*TASK PROMPT*. Quote the data below in full, minus the images.

*DATASET SECTION*.
________________________________________

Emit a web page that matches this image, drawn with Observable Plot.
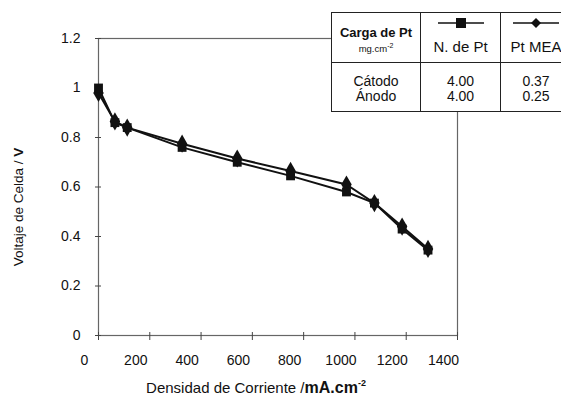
<!DOCTYPE html>
<html>
<head>
<meta charset="utf-8">
<script src="https://cdn.jsdelivr.net/npm/d3@7"></script>
<script src="https://cdn.jsdelivr.net/npm/@observablehq/plot@0.6"></script>
<style>
  body { margin: 0; background: #fff; }
  #wrap { position: relative; width: 561px; height: 398px; overflow: hidden;
          font-family: "Liberation Sans", Arial, sans-serif; color: #111; background: #fff; }
  #tbl { position: absolute; left: 331px; top: 12px; width: 240px; border-collapse: collapse;
         table-layout: fixed; background: #fff; }
  #tbl td { border: 1.5px solid #222; text-align: center; padding: 0; font-size: 15px;
            color: #111; vertical-align: top; overflow: hidden; white-space: nowrap; }
  #tbl tr.h td { height: 49px; }
  #tbl tr.b td { height: 45px; vertical-align: middle; font-size: 14px; line-height: 15px; padding-top: 3px; }
  .lg { display: block; margin: 4px auto 0 auto; }
  .hn { margin-top: 9px; line-height: 17px; }
  .cg { font-weight: bold; font-size: 13px; line-height: 15px; margin-top: 12px; }
  .mg { font-size: 9.5px; line-height: 12px; }
  .mg sup { font-size: 7px; }
</style>
</head>
<body>
<div id="wrap"></div>
<script>
// ---- data ----
const current  = [0, 64, 112, 326, 541, 749, 967, 1076, 1184, 1285];   // mA.cm-2
const voltNPt  = [1.00, 0.86, 0.84, 0.76, 0.70, 0.645, 0.58, 0.535, 0.43, 0.345];
const voltMEA  = [0.98, 0.865, 0.84, 0.775, 0.715, 0.665, 0.61, 0.535, 0.44, 0.35];
const xTicks   = [0, 200, 400, 600, 800, 1000, 1200, 1400];
const yTicks   = [0, 0.2, 0.4, 0.6, 0.8, 1.0, 1.2];
const seriesNames = ["N. de Pt", "Pt MEA"];
const electrodes  = ["Cátodo", "Ánodo"];
const loadNPt     = ["4.00", "4.00"];
const loadMEA     = ["0.37", "0.25"];

const nptData = current.map((x, i) => ({x, y: voltNPt[i]}));
const meaData = current.map((x, i) => ({x, y: voltMEA[i]}));

const chart = Plot.plot({
  width: 561, height: 398,
  marginLeft: 98, marginRight: 104, marginTop: 38, marginBottom: 63,
  style: { fontFamily: "Liberation Sans, Arial, sans-serif", fontSize: "14px", color: "#111", background: "transparent" },
  x: { domain: [0, 1400] },
  y: { domain: [0, 1.2] },
  marks: [
    Plot.frame({ stroke: "#666", strokeWidth: 1.2 }),
    Plot.axisY({ ticks: yTicks, tickSize: 6, dx: 3, tickFormat: () => "", label: null, stroke: "#444" }),
    Plot.axisY({ ticks: yTicks, tickSize: 0, tickPadding: 18, tickFormat: d3.format("~g"), label: null, fontSize: 14 }),
    Plot.axisX({ ticks: xTicks, tickSize: 8, dy: -3, tickFormat: () => "", label: null, stroke: "#444" }),
    Plot.axisX({ ticks: xTicks, tickSize: 0, tickPadding: 20, dx: -14, tickFormat: d3.format("d"), label: null, fontSize: 14 }),
    Plot.line(meaData, { x: "x", y: "y", stroke: "#111", strokeWidth: 2 }),
    Plot.line(nptData, { x: "x", y: "y", stroke: "#111", strokeWidth: 2 }),
    Plot.dot(meaData, { x: "x", y: "y", symbol: "diamond", r: 5.5, fill: "#111" }),
    Plot.dot(nptData, { x: "x", y: "y", symbol: "square", r: 5, fill: "#111" })
  ]
});

const wrap = document.getElementById("wrap");
wrap.appendChild(chart);

// axis titles with mixed styling
const svg = d3.select(chart);
const xt = svg.append("text")
  .attr("x", 256).attr("y", 393).attr("text-anchor", "middle")
  .attr("font-size", 15).attr("fill", "#111");
xt.append("tspan").text("Densidad de Corriente /");
xt.append("tspan").attr("font-weight", "bold").attr("font-size", 16).text("mA.cm");
xt.append("tspan").attr("font-size", 9).attr("dy", -7).attr("font-weight", "bold").text("-2");

const yt = svg.append("text")
  .attr("transform", "translate(23,207) rotate(-90)")
  .attr("text-anchor", "middle").attr("font-size", 13.5).attr("fill", "#111");
yt.append("tspan").text("Voltaje de Celda / ");
yt.append("tspan").attr("font-weight", "bold").text("V");

// legend / loading table
function legendSvg(sym) {
  const marker = sym === "square"
    ? '<rect x="18" y="1" width="10" height="10" fill="#111"/>'
    : '<path d="M23 1 L28 6 L23 11 L18 6 Z" fill="#111"/>';
  return '<svg class="lg" width="46" height="12"><line x1="0" y1="6" x2="46" y2="6" stroke="#111" stroke-width="1.5"/>' + marker + '</svg>';
}
const tbl = document.createElement("table");
tbl.id = "tbl";
tbl.innerHTML =
  '<colgroup><col style="width:89px"><col style="width:80px"><col style="width:71px"></colgroup>' +
  '<tr class="h"><td><div class="cg">Carga de Pt</div><div class="mg">mg.cm<sup>-2</sup></div></td>' +
  '<td>' + legendSvg("square") + '<div class="hn">' + seriesNames[0] + '</div></td>' +
  '<td>' + legendSvg("diamond") + '<div class="hn">' + seriesNames[1] + '</div></td></tr>' +
  '<tr class="b"><td>' + electrodes.join("<br>") + '</td><td>' + loadNPt.join("<br>") +
  '</td><td>' + loadMEA.join("<br>") + '</td></tr>';
wrap.appendChild(tbl);
</script>
</body>
</html>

________________________________________

*WRITTEN REPLY*.
Emit a web page that matches this image, drawn with Observable Plot.
<!DOCTYPE html>
<html>
<head>
<meta charset="utf-8">
<script src="https://cdn.jsdelivr.net/npm/d3@7"></script>
<script src="https://cdn.jsdelivr.net/npm/@observablehq/plot@0.6"></script>
<style>
  body { margin: 0; background: #fff; }
  #wrap { position: relative; width: 561px; height: 398px; overflow: hidden;
          font-family: "Liberation Sans", Arial, sans-serif; color: #111; background: #fff; }
  #tbl { position: absolute; left: 331px; top: 12px; width: 240px; border-collapse: collapse;
         table-layout: fixed; background: #fff; }
  #tbl td { border: 1.5px solid #222; text-align: center; padding: 0; font-size: 15px;
            color: #111; vertical-align: top; overflow: hidden; white-space: nowrap; }
  #tbl tr.h td { height: 49px; }
  #tbl tr.b td { height: 45px; vertical-align: middle; font-size: 14px; line-height: 15px; padding-top: 3px; }
  .lg { display: block; margin: 4px auto 0 auto; }
  .hn { margin-top: 9px; line-height: 17px; }
  .cg { font-weight: bold; font-size: 13px; line-height: 15px; margin-top: 12px; }
  .mg { font-size: 9.5px; line-height: 12px; }
  .mg sup { font-size: 7px; }
</style>
</head>
<body>
<div id="wrap"></div>
<script>
// ---- data ----
const current  = [0, 64, 112, 326, 541, 749, 967, 1076, 1184, 1285];   // mA.cm-2
const voltNPt  = [1.00, 0.86, 0.84, 0.76, 0.70, 0.645, 0.58, 0.535, 0.43, 0.345];
const voltMEA  = [0.98, 0.865, 0.84, 0.775, 0.715, 0.665, 0.61, 0.535, 0.44, 0.35];
const xTicks   = [0, 200, 400, 600, 800, 1000, 1200, 1400];
const yTicks   = [0, 0.2, 0.4, 0.6, 0.8, 1.0, 1.2];
const seriesNames = ["N. de Pt", "Pt MEA"];
const electrodes  = ["Cátodo", "Ánodo"];
const loadNPt     = ["4.00", "4.00"];
const loadMEA     = ["0.37", "0.25"];

const nptData = current.map((x, i) => ({x, y: voltNPt[i]}));
const meaData = current.map((x, i) => ({x, y: voltMEA[i]}));

const chart = Plot.plot({
  width: 561, height: 398,
  marginLeft: 98, marginRight: 104, marginTop: 38, marginBottom: 63,
  style: { fontFamily: "Liberation Sans, Arial, sans-serif", fontSize: "14px", color: "#111", background: "transparent" },
  x: { domain: [0, 1400] },
  y: { domain: [0, 1.2] },
  marks: [
    Plot.frame({ stroke: "#666", strokeWidth: 1.2 }),
    Plot.axisY({ ticks: yTicks, tickSize: 6, dx: 3, tickFormat: () => "", label: null, stroke: "#444" }),
    Plot.axisY({ ticks: yTicks, tickSize: 0, tickPadding: 18, tickFormat: d3.format("~g"), label: null, fontSize: 14 }),
    Plot.axisX({ ticks: xTicks, tickSize: 8, dy: -3, tickFormat: () => "", label: null, stroke: "#444" }),
    Plot.axisX({ ticks: xTicks, tickSize: 0, tickPadding: 20, dx: -14, tickFormat: d3.format("d"), label: null, fontSize: 14 }),
    Plot.line(meaData, { x: "x", y: "y", stroke: "#111", strokeWidth: 2 }),
    Plot.line(nptData, { x: "x", y: "y", stroke: "#111", strokeWidth: 2 }),
    Plot.dot(meaData, { x: "x", y: "y", symbol: "diamond", r: 5.5, fill: "#111" }),
    Plot.dot(nptData, { x: "x", y: "y", symbol: "square", r: 5, fill: "#111" })
  ]
});

const wrap = document.getElementById("wrap");
wrap.appendChild(chart);

// axis titles with mixed styling
const svg = d3.select(chart);
const xt = svg.append("text")
  .attr("x", 256).attr("y", 393).attr("text-anchor", "middle")
  .attr("font-size", 15).attr("fill", "#111");
xt.append("tspan").text("Densidad de Corriente /");
xt.append("tspan").attr("font-weight", "bold").attr("font-size", 16).text("mA.cm");
xt.append("tspan").attr("font-size", 9).attr("dy", -7).attr("font-weight", "bold").text("-2");

const yt = svg.append("text")
  .attr("transform", "translate(23,207) rotate(-90)")
  .attr("text-anchor", "middle").attr("font-size", 13.5).attr("fill", "#111");
yt.append("tspan").text("Voltaje de Celda / ");
yt.append("tspan").attr("font-weight", "bold").text("V");

// legend / loading table
function legendSvg(sym) {
  const marker = sym === "square"
    ? '<rect x="18" y="1" width="10" height="10" fill="#111"/>'
    : '<path d="M23 1 L28 6 L23 11 L18 6 Z" fill="#111"/>';
  return '<svg class="lg" width="46" height="12"><line x1="0" y1="6" x2="46" y2="6" stroke="#111" stroke-width="1.5"/>' + marker + '</svg>';
}
const tbl = document.createElement("table");
tbl.id = "tbl";
tbl.innerHTML =
  '<colgroup><col style="width:89px"><col style="width:80px"><col style="width:71px"></colgroup>' +
  '<tr class="h"><td><div class="cg">Carga de Pt</div><div class="mg">mg.cm<sup>-2</sup></div></td>' +
  '<td>' + legendSvg("square") + '<div class="hn">' + seriesNames[0] + '</div></td>' +
  '<td>' + legendSvg("diamond") + '<div class="hn">' + seriesNames[1] + '</div></td></tr>' +
  '<tr class="b"><td>' + electrodes.join("<br>") + '</td><td>' + loadNPt.join("<br>") +
  '</td><td>' + loadMEA.join("<br>") + '</td></tr>';
wrap.appendChild(tbl);
</script>
</body>
</html>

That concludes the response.